There is also no universal standard yet for employee prompting of internal models versus external SaaS copilots, so banks should set policy by risk tier and data class, then enforce it technically. The strongest pattern is to pair governance with evidence: who approved the use case, what data class was involved, whether output was stored, and whether any secrets were present. NHIMG’s Ultimate Guide to NHIs — Key Research and Survey Results is useful context because it reinforces how fragmented controls and weak remediation habits create avoidable exposure. The DeepSeek breach is a reminder that accidental exposure at model or data-layer scale can turn governance gaps into record-level risk.
For banks adopting agentic or tool-using assistants, NIST Cybersecurity Framework 2.0, NIST AI RMF, and Zero Trust Architecture principles should be interpreted together: govern the data, verify the workload, and enforce at runtime.
Standards & Framework Alignment
This section maps relevant standards and security frameworks to the operational risks and controls described in this guidance.
OWASP Agentic AI Top 10 address the attack and risk surface, while NIST CSF 2.0 and NIST AI RMF set the governance and control requirements practitioners need to meet.

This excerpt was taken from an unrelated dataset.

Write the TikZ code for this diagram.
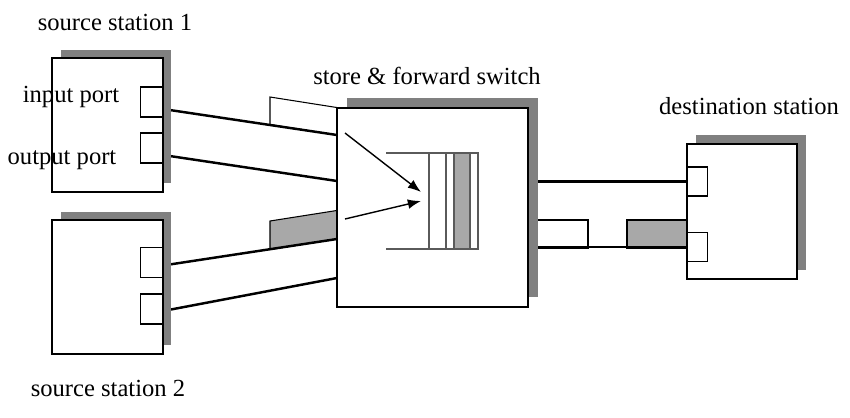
\documentclass[tikz,border=0pt]{standalone}
\usepackage{fontspec}
\setmainfont{Liberation Serif}
\usetikzlibrary{arrows.meta, calc, shadows, backgrounds}
\definecolor{shadowgray}{RGB}{128,128,128}
\definecolor{packetgray}{RGB}{168,168,168}
\definecolor{slotline}{RGB}{90,90,90}

\tikzset{
  station/.style={draw, line width=0.75pt, fill=white, inner sep=0pt,
    minimum width=2.22cm, minimum height=2.68cm,
    drop shadow={shadow xshift=#1, shadow yshift=#1,
                 fill=shadowgray, opacity=1}},
  station/.default=0.17cm,
  port/.style={draw, line width=0.75pt, fill=white, inner sep=0pt,
    minimum width=0.44cm, minimum height=0.6cm},
  nametext/.style={font=\fontsize{14}{16}\selectfont, inner sep=0pt},
  link/.style={line width=1.4pt},
  packet/.style={draw, line width=0.6pt},
  slot/.style={draw=slotline, line width=0.7pt},
  feed/.style={line width=0.8pt, -{Latex[length=7.5pt, width=5.5pt]}}
}

\begin{document}
\begin{tikzpicture}[x=0.02cm, y=-0.02cm]
  \useasboundingbox (0,0) rectangle (850,417);
  %---- stations and switch ----------------------------------------------
  \node[station] (src1) at (107.5,125) {};
  \node[station] (src2) at (107.5,287) {};
  \node[station=0.2cm, minimum width=3.82cm, minimum height=3.98cm]
    (sw) at (432.5,207.5) {};
  \node[station=0.18cm, minimum width=2.2cm, minimum height=2.7cm]
    (dst) at (742,211.5) {};
  %---- ports ------------------------------------------------------------
  \node[port, anchor=east] (s1in)  at (163,102) {};
  \node[port, anchor=east] (s1out) at (163,148) {};
  \node[port, anchor=east] (s2in)  at (163,262.5) {};
  \node[port, anchor=east] (s2out) at (163,309) {};
  \node[port, anchor=west, minimum width=0.4cm, minimum height=0.58cm]
    (d1) at (687,181.5) {};
  \node[port, anchor=west, minimum width=0.4cm, minimum height=0.58cm]
    (d2) at (687,247) {};
  %---- entry points on the switch ---------------------------------------
  \coordinate (swa) at (337,135);
  \coordinate (swb) at (337,181);
  \coordinate (swc) at (337,239);
  \coordinate (swd) at (337,278);
  %---- buffer inside the switch -----------------------------------------
  \draw[slot] (386,153) -- (478,153);
  \draw[slot] (386,249) -- (478,249);
  \foreach \xa/\xb/\col in {429/446/white, 446/454/white,
                             454/470/packetgray, 470/478/white}
    \draw[slot, fill=\col] (\xa,153) rectangle (\xb,249);
  \coordinate (fa) at (345,133);
  \coordinate (fb) at (345,219);
  \coordinate (ha) at (421,192);
  \coordinate (hb) at (421,201);
  \draw[feed] (fa) -- (ha);
  \draw[feed] (fb) -- (hb);
  %---- packets and links, behind the boxes ------------------------------
  \begin{scope}[on background layer]
    \draw[packet, fill=white]
      (270,97) -- (270,124.5) -- (345,136.3) -- (345,108.8) -- cycle;
    \draw[packet, fill=packetgray]
      (270,221) -- (270,249.5) -- (345,237.7) -- (345,209.2) -- cycle;
    \draw[packet, fill=white] (530,220) rectangle (588,248);
    \draw[packet, fill=packetgray] (627,220) rectangle (687,248);
    \draw[link] ($(s1in.east)+(0,7)$) -- (swa);
    \draw[link] ($(s1out.east)+(0,7)$) -- (swb);
    \draw[link] ($(s2in.east)+(0,3)$) -- (swc);
    \draw[link] ($(s2out.east)+(0,2)$) -- (swd);
    \draw[link] (d1.west) -- (d1.west -| sw.east);
    \draw[link] (d2.west) -- (d2.west -| sw.east);
  \end{scope}
  %---- texts ------------------------------------------------------------
  \node[nametext] (tsrc1) at (115,22) {source station 1};
  \node[nametext] (tin)   at (71,97)  {input port};
  \node[nametext] (tout)  at (62,160) {output port};
  \node[nametext] (tsw)   at (427,76) {store \& forward switch};
  \node[nametext] (tdst)  at (749,106) {destination station};
  \node[nametext] (tsrc2) at (108,388) {source station 2};
\end{tikzpicture}
\end{document}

| Framework | Control / Reference | Relevance |
|---|---|---|
| NIST CSF 2.0 | PR.AC-4 | Access control and least privilege are central to regulated AI use. |
| NIST AI RMF | AI RMF GOVERN and MAP functions fit bank oversight of AI use. | |
| OWASP Agentic AI Top 10 | LLM07 | Tool-enabled AI can leak data or misuse permissions through prompts and connectors. |
Treat AI tools as governed runtimes with prompt, connector, and output controls at execution time.